This note, posted in March on the Cybergrass page on the World Wide Web, appeared after bluegrass music stalwart Bill Monroe suffered a stroke and was hospitalized at the age of 84.
On September 9, four days short of his 85th birthday, Monroe died, and the sad Web-site note became an epitaph.
Monroe is credited with inventing bluegrass music, although he consistently said he merely sang the music he learned in his childhood. A combination of American mountain music, gospel tunes and old English balladry played on acoustic stringed instruments, bluegrass was named after the grass around his Kentucky home.
The mandolin, Monroe's main instrument, was highlighted in his band, often ringing at breakneck speed. Music historian Alan Lomax referred to bluegrass music as "folk music in overdrive."

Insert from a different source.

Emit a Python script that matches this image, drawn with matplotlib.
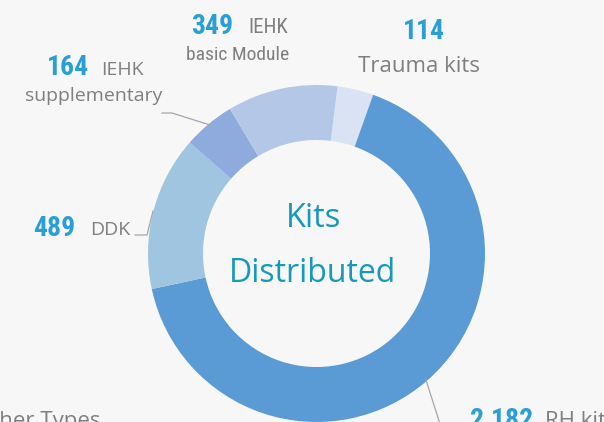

Monroe's string band of guitar, mandolin, banjo, fiddle and string bass, a kind of Appalachian chamber ensemble, is known as The Blue Grass Boys.
Monroe added his high tenor harmonies above a baritone or tenor lead and provided a mournful, whining sound that has become a hallmark of traditional bluegrass music. Monroe called his sound "high lonesome," and it comes through on many recordings as he skims the thin line between his highest tenor range and a brilliant falsetto.
Indeed, "high lonesome" ranks as the signature of a Monroe bluegrass song, whether performed by The Blue Grass Boys or an imitating band.
Many of the best known musicians in bluegrass music played in Monroe's band: Lester Flatt and Earl Scruggs, Mac Wiseman, Don Reno, Sonny Osborne, Del McCoury, Ricky Skaggs, Alison Krauss and Vasser Clements among them.
Many who weren't a part of The Blue Grass Boys nevertheless trace Monroe's influence on their music. Even Elvis Presley began his career with a recording of what is probably Monroe's most familiar song, "Blue Moon of Kentucky."
Presley, mildly embarrassed at his rocking version, once apologized to Monroe for the cover, but Monroe characteristically encouraged the expansion of the influence of bluegrass.
Perhaps most fascinating from those paying tribute to Monroe's influence are these words: "He's one of the most important guys in 20th-century music. He invented a music that's peculiarly American."
This tribute was spoken by the late Gerry Garcia of The Grateful Dead.
Fans of bluegrass cherish stories of a connection with Monroe.
Bob Cherry, a former Xerox employee who maintains the Cybergrass Internet site, recalls his first trip to a Monroe concert and finding the only available parking place in a space that would have blocked the bus that brought the Blue Grass Boys to town.
"Bill came up and said to go ahead and park there and he'd find me when he had to leave," Cherry writes.
Cherry cherishes LP records he purchased at that concert whose labels Monroe patiently autographed, records Cherry has never played.
Shirley Jinkins, a writer for the Fort Worth Star Telegram who'd been back stage to interview several country singers during her career, recalls a difference in interviewing Monroe.
In country circles, Jinkins writes, "It's always 'Reba' or 'Garth' and even 'Merle,' whether you're a record exec, a journalist or simply a fan.
"This time," Jinkins writes, "it was definitely 'Mr. Monroe.'"
Jinkins remembers the band playing a tune she didn't recognize that "sounded the way wisteria looks in moonlight." To her surprise and delight, Monroe asked to dance with her, and he flirted with her as he glided her around the floor.
I never attended a Monroe concert, though I consider myself a bluegrass afficianado. I was one of those strange teens who grew up in New York City favoring the country music played on a New Jersey radio station. Later, I was absorbed in the urban folk revival of the '60s.
My key memory of Monroe arises from my work as a journalist. A newspaper I worked with, as do many newspapers, prepared biographies of elderly Americans for later obituaries. These are known in the trade as pre-obits that often involve interviewing the principal with full knowledge of the intent of the interview.
I once arranged an interview with a famous professor whose first question startled me: "This isn't an obituary interview is it? Because your paper's already done one of those with me."
At any rate, I drew the assignment of preparing a pre-obit on Bill Monroe, who was then in his early 70s and, as I recall, battling colon cancer. Had Monroe ever come through the Northeast while I was working there, I would have attempted to interview him for his obituary.
Monroe survived the cancer, never came through the Northeast on my watch, and left me with a catalog of facts, most of which came to my attention again in the fine obituary tributes to the fallen legend in The Washington Post and Bluegrass Unlimited magazine.
The night I learned of Monroe's death, I listened
to tapes I have of his music and rued that I'd never seen him in concert.
Sadly, all future Bill Monroe performances have been cancelled.